### Task requirements
Reproduce the full listing below unchanged, apart from the pictures.

### Material

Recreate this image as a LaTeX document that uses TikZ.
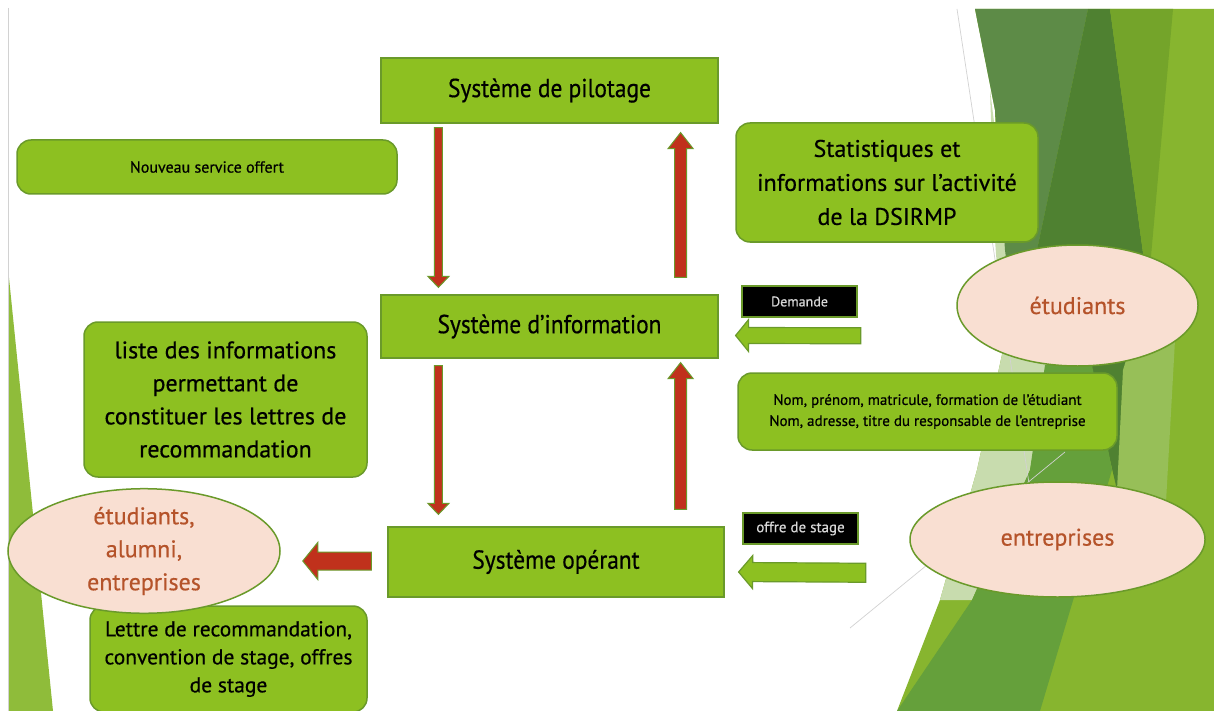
\documentclass[tikz,border=0pt]{standalone}
\usepackage{fontspec}
\setmainfont[FakeBold=0.5]{PT Sans}
\newfontfamily\titlefont[FakeStretch=0.9,FakeBold=0.5]{PT Sans}
\usetikzlibrary{shapes.geometric,calc}

\definecolor{boxgreen}{HTML}{8DC021}
\definecolor{edgegreen}{HTML}{6A9A2A}
\definecolor{arrowred}{HTML}{C0311C}
\definecolor{peach}{HTML}{F9DFD2}
\definecolor{rust}{HTML}{B5532A}
\definecolor{tagtext}{HTML}{D8D8D8}
\definecolor{facetbase}{HTML}{87B52F}
\definecolor{facetpale}{HTML}{C8DCAE}
\definecolor{facetmid}{HTML}{65A03B}
\definecolor{facetdark}{HTML}{4F8131}
\definecolor{facetgrey}{HTML}{5D8B47}
\definecolor{facetolive}{HTML}{74A42A}
\definecolor{facetlight}{HTML}{97BF58}
\definecolor{facetleft}{HTML}{8FBC3A}

\tikzset{sysbox/.style={draw=edgegreen, fill=boxgreen, line width=1.2pt, inner sep=0pt,
                        font=\titlefont\fontsize{26}{30}\selectfont}}
\tikzset{notebox/.style={draw=edgegreen, fill=boxgreen, line width=1.5pt, rounded corners=14pt,
                         inner sep=0pt, align=center}}
\tikzset{actor/.style={ellipse, draw=edgegreen, fill=peach, text=rust, line width=1.5pt,
                       inner sep=0pt, align=center}}
\tikzset{tagbox/.style={draw=edgegreen, fill=black, text=tagtext, line width=1.5pt, inner sep=0pt}}
\tikzset{redarrow/.style={draw=edgegreen, fill=arrowred, line width=1pt}}
\tikzset{greenarrow/.style={draw=edgegreen, fill=boxgreen, line width=1.2pt}}

% block arrow: style, from, to, half shaft, half head, head length
\newcommand\flowarrow[6]{%
  \coordinate (fa-b) at ($(#3)!#6!(#2)$);
  \draw[#1] ($(#2)!#4!90:(#3)$) -- ($(fa-b)!#4!-90:(#2)$) -- ($(fa-b)!#5!-90:(#2)$) -- (#3)
     -- ($(fa-b)!#5!90:(#2)$) -- ($(fa-b)!#4!90:(#2)$) -- ($(#2)!#4!-90:(#3)$) -- cycle;}

\begin{document}
\begin{tikzpicture}[x=1pt, y=-1pt]
\useasboundingbox (0,0) rectangle (1214,711);
\fill[white] (0,0) rectangle (1214,711);

% background facets
\fill[facetbase] (975,9) -- (1214,9) -- (1214,711) -- (897,711) -- (940,600) -- (977,470)
  -- (1003,350) -- (995,110) -- cycle;
\fill[facetpale] (990,90) -- (1010,250) -- (1048,365) -- (1030,470) -- (972,600) -- (940,600)
  -- (977,470) -- (1003,350) -- (995,240) -- cycle;
\fill[facetgrey] (975,9) -- (1088,9) -- (1037,250) -- (1015,330) -- (1005,250) -- (995,110) -- cycle;
\fill[facetdark] (1088,9) -- (1110,9) -- (1148,290) -- (1117,490) -- (1088,365) -- (1037,250) -- cycle;
\fill[facetolive] (1110,9) -- (1173,9) -- (1148,290) -- cycle;
\fill[facetlight] (1148,290) -- (1175,340) -- (1165,520) -- (1117,490) -- (1123,370) -- cycle;
\fill[facetmid] (1045,365) -- (1092,365) -- (1112,470) -- (1040,711) -- (897,711) -- (972,600)
  -- (1030,470) -- cycle;
\draw[gray!35, line width=0.7pt] (957,9) -- (1030,490);
\draw[gray!35, line width=0.7pt] (850,628) -- (1065,452);
\fill[facetleft] (8,268) -- (8,711) -- (53,711) -- cycle;
\draw[gray!35, line width=1pt] (8,8) -- (8,711);

% systems
\node[sysbox, minimum width=337, minimum height=65] (pilot) at (549.5,90.5) {Système de pilotage};
\node[sysbox, minimum width=337, minimum height=63] (info) at (549.5,326.5) {Système d’information};
\node[sysbox, minimum width=336, minimum height=70] (oper) at (556,562) {Système opérant};

% notes
\node[notebox, minimum width=380, minimum height=54, font=\fontsize{16}{18}\selectfont]
  (service) at (207,167) {Nouveau service offert};
\node[notebox, minimum width=302, minimum height=119, font=\fontsize{24}{34}\selectfont]
  (stats) at (887,182.5) {Statistiques et\\informations sur l’activité\\de la DSIRMP};
\node[notebox, minimum width=283, minimum height=155, font=\fontsize{24}{33}\selectfont]
  (liste) at (225.5,399.5) {liste des informations\\permettant de\\constituer les lettres de\\recommandation};
\node[notebox, minimum width=379, minimum height=77, font=\fontsize{15}{21}\selectfont]
  (ident) at (927.5,411.5) {Nom, prénom, matricule, formation de l’étudiant\\Nom, adresse, titre du responsable de l’entreprise};
\node[notebox, minimum width=277, minimum height=106, font=\fontsize{21.5}{28}\selectfont]
  (lettre) at (228.5,659) {Lettre de recommandation,\\convention de stage, offres\\de stage};

% actors
\node[actor, minimum width=241, minimum height=121, font=\fontsize{24}{30}\selectfont]
  (etud) at (1077.5,305.5) {étudiants};
\node[actor, minimum width=295, minimum height=115, font=\fontsize{24}{30}\selectfont]
  (entr) at (1057.5,539.5) {entreprises};
\node[actor, minimum width=272, minimum height=102, font=\fontsize{24}{33}\selectfont]
  (dest) at (144,551) {étudiants,\\alumni,\\entreprises};

% flow tags
\node[tagbox, minimum width=115, minimum height=31, font=\fontsize{14}{16}\selectfont]
  (demande) at (799.5,301.5) {Demande};
\node[tagbox, minimum width=115, minimum height=31, font=\fontsize{15}{16}\selectfont]
  (offre) at (800.5,528.5) {offre de stage};

% arrow ends
\coordinate (d1s) at ($(pilot.south west)+(58,4)$);
\coordinate (d1e) at ($(info.north west)+(58,-7)$);
\coordinate (u1s) at ($(info.north east)+(-38,-17)$);
\coordinate (u1e) at ($(pilot.south east)+(-38,9)$);
\coordinate (d2s) at ($(info.south west)+(58,7)$);
\coordinate (d2e) at ($(oper.north west)+(51,-12)$);
\coordinate (u2s) at ($(oper.north east)+(-44,-17)$);
\coordinate (u2e) at ($(info.south east)+(-38,4)$);
\coordinate (ls) at ($(oper.west)+(-16,-1)$);
\coordinate (le) at ($(dest.east)+(22,10)$);
\coordinate (gs1) at ($(demande.south east)+(3,18)$);
\coordinate (ge1) at ($(info.east)+(17,9)$);
\coordinate (gs2) at ($(offre.south east)+(7,28)$);
\coordinate (ge2) at ($(oper.east)+(14,10)$);

\flowarrow{redarrow}{d1s}{d1e}{4pt}{10.5pt}{11pt}
\flowarrow{redarrow}{u1s}{u1e}{6pt}{12.5pt}{16pt}
\flowarrow{redarrow}{d2s}{d2e}{4pt}{10.5pt}{11pt}
\flowarrow{redarrow}{u2s}{u2e}{6pt}{12.5pt}{16pt}
\flowarrow{redarrow}{ls}{le}{9pt}{18.5pt}{15pt}
\flowarrow{greenarrow}{gs1}{ge1}{8pt}{16pt}{13pt}
\flowarrow{greenarrow}{gs2}{ge2}{9.5pt}{16.5pt}{14pt}
\end{tikzpicture}
\end{document}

### Exercise response
Recreate this image as a LaTeX document that uses TikZ.
\documentclass[tikz,border=0pt]{standalone}
\usepackage{fontspec}
\setmainfont[FakeBold=0.5]{PT Sans}
\newfontfamily\titlefont[FakeStretch=0.9,FakeBold=0.5]{PT Sans}
\usetikzlibrary{shapes.geometric,calc}

\definecolor{boxgreen}{HTML}{8DC021}
\definecolor{edgegreen}{HTML}{6A9A2A}
\definecolor{arrowred}{HTML}{C0311C}
\definecolor{peach}{HTML}{F9DFD2}
\definecolor{rust}{HTML}{B5532A}
\definecolor{tagtext}{HTML}{D8D8D8}
\definecolor{facetbase}{HTML}{87B52F}
\definecolor{facetpale}{HTML}{C8DCAE}
\definecolor{facetmid}{HTML}{65A03B}
\definecolor{facetdark}{HTML}{4F8131}
\definecolor{facetgrey}{HTML}{5D8B47}
\definecolor{facetolive}{HTML}{74A42A}
\definecolor{facetlight}{HTML}{97BF58}
\definecolor{facetleft}{HTML}{8FBC3A}

\tikzset{sysbox/.style={draw=edgegreen, fill=boxgreen, line width=1.2pt, inner sep=0pt,
                        font=\titlefont\fontsize{26}{30}\selectfont}}
\tikzset{notebox/.style={draw=edgegreen, fill=boxgreen, line width=1.5pt, rounded corners=14pt,
                         inner sep=0pt, align=center}}
\tikzset{actor/.style={ellipse, draw=edgegreen, fill=peach, text=rust, line width=1.5pt,
                       inner sep=0pt, align=center}}
\tikzset{tagbox/.style={draw=edgegreen, fill=black, text=tagtext, line width=1.5pt, inner sep=0pt}}
\tikzset{redarrow/.style={draw=edgegreen, fill=arrowred, line width=1pt}}
\tikzset{greenarrow/.style={draw=edgegreen, fill=boxgreen, line width=1.2pt}}

% block arrow: style, from, to, half shaft, half head, head length
\newcommand\flowarrow[6]{%
  \coordinate (fa-b) at ($(#3)!#6!(#2)$);
  \draw[#1] ($(#2)!#4!90:(#3)$) -- ($(fa-b)!#4!-90:(#2)$) -- ($(fa-b)!#5!-90:(#2)$) -- (#3)
     -- ($(fa-b)!#5!90:(#2)$) -- ($(fa-b)!#4!90:(#2)$) -- ($(#2)!#4!-90:(#3)$) -- cycle;}

\begin{document}
\begin{tikzpicture}[x=1pt, y=-1pt]
\useasboundingbox (0,0) rectangle (1214,711);
\fill[white] (0,0) rectangle (1214,711);

% background facets
\fill[facetbase] (975,9) -- (1214,9) -- (1214,711) -- (897,711) -- (940,600) -- (977,470)
  -- (1003,350) -- (995,110) -- cycle;
\fill[facetpale] (990,90) -- (1010,250) -- (1048,365) -- (1030,470) -- (972,600) -- (940,600)
  -- (977,470) -- (1003,350) -- (995,240) -- cycle;
\fill[facetgrey] (975,9) -- (1088,9) -- (1037,250) -- (1015,330) -- (1005,250) -- (995,110) -- cycle;
\fill[facetdark] (1088,9) -- (1110,9) -- (1148,290) -- (1117,490) -- (1088,365) -- (1037,250) -- cycle;
\fill[facetolive] (1110,9) -- (1173,9) -- (1148,290) -- cycle;
\fill[facetlight] (1148,290) -- (1175,340) -- (1165,520) -- (1117,490) -- (1123,370) -- cycle;
\fill[facetmid] (1045,365) -- (1092,365) -- (1112,470) -- (1040,711) -- (897,711) -- (972,600)
  -- (1030,470) -- cycle;
\draw[gray!35, line width=0.7pt] (957,9) -- (1030,490);
\draw[gray!35, line width=0.7pt] (850,628) -- (1065,452);
\fill[facetleft] (8,268) -- (8,711) -- (53,711) -- cycle;
\draw[gray!35, line width=1pt] (8,8) -- (8,711);

% systems
\node[sysbox, minimum width=337, minimum height=65] (pilot) at (549.5,90.5) {Système de pilotage};
\node[sysbox, minimum width=337, minimum height=63] (info) at (549.5,326.5) {Système d’information};
\node[sysbox, minimum width=336, minimum height=70] (oper) at (556,562) {Système opérant};

% notes
\node[notebox, minimum width=380, minimum height=54, font=\fontsize{16}{18}\selectfont]
  (service) at (207,167) {Nouveau service offert};
\node[notebox, minimum width=302, minimum height=119, font=\fontsize{24}{34}\selectfont]
  (stats) at (887,182.5) {Statistiques et\\informations sur l’activité\\de la DSIRMP};
\node[notebox, minimum width=283, minimum height=155, font=\fontsize{24}{33}\selectfont]
  (liste) at (225.5,399.5) {liste des informations\\permettant de\\constituer les lettres de\\recommandation};
\node[notebox, minimum width=379, minimum height=77, font=\fontsize{15}{21}\selectfont]
  (ident) at (927.5,411.5) {Nom, prénom, matricule, formation de l’étudiant\\Nom, adresse, titre du responsable de l’entreprise};
\node[notebox, minimum width=277, minimum height=106, font=\fontsize{21.5}{28}\selectfont]
  (lettre) at (228.5,659) {Lettre de recommandation,\\convention de stage, offres\\de stage};

% actors
\node[actor, minimum width=241, minimum height=121, font=\fontsize{24}{30}\selectfont]
  (etud) at (1077.5,305.5) {étudiants};
\node[actor, minimum width=295, minimum height=115, font=\fontsize{24}{30}\selectfont]
  (entr) at (1057.5,539.5) {entreprises};
\node[actor, minimum width=272, minimum height=102, font=\fontsize{24}{33}\selectfont]
  (dest) at (144,551) {étudiants,\\alumni,\\entreprises};

% flow tags
\node[tagbox, minimum width=115, minimum height=31, font=\fontsize{14}{16}\selectfont]
  (demande) at (799.5,301.5) {Demande};
\node[tagbox, minimum width=115, minimum height=31, font=\fontsize{15}{16}\selectfont]
  (offre) at (800.5,528.5) {offre de stage};

% arrow ends
\coordinate (d1s) at ($(pilot.south west)+(58,4)$);
\coordinate (d1e) at ($(info.north west)+(58,-7)$);
\coordinate (u1s) at ($(info.north east)+(-38,-17)$);
\coordinate (u1e) at ($(pilot.south east)+(-38,9)$);
\coordinate (d2s) at ($(info.south west)+(58,7)$);
\coordinate (d2e) at ($(oper.north west)+(51,-12)$);
\coordinate (u2s) at ($(oper.north east)+(-44,-17)$);
\coordinate (u2e) at ($(info.south east)+(-38,4)$);
\coordinate (ls) at ($(oper.west)+(-16,-1)$);
\coordinate (le) at ($(dest.east)+(22,10)$);
\coordinate (gs1) at ($(demande.south east)+(3,18)$);
\coordinate (ge1) at ($(info.east)+(17,9)$);
\coordinate (gs2) at ($(offre.south east)+(7,28)$);
\coordinate (ge2) at ($(oper.east)+(14,10)$);

\flowarrow{redarrow}{d1s}{d1e}{4pt}{10.5pt}{11pt}
\flowarrow{redarrow}{u1s}{u1e}{6pt}{12.5pt}{16pt}
\flowarrow{redarrow}{d2s}{d2e}{4pt}{10.5pt}{11pt}
\flowarrow{redarrow}{u2s}{u2e}{6pt}{12.5pt}{16pt}
\flowarrow{redarrow}{ls}{le}{9pt}{18.5pt}{15pt}
\flowarrow{greenarrow}{gs1}{ge1}{8pt}{16pt}{13pt}
\flowarrow{greenarrow}{gs2}{ge2}{9.5pt}{16.5pt}{14pt}
\end{tikzpicture}
\end{document}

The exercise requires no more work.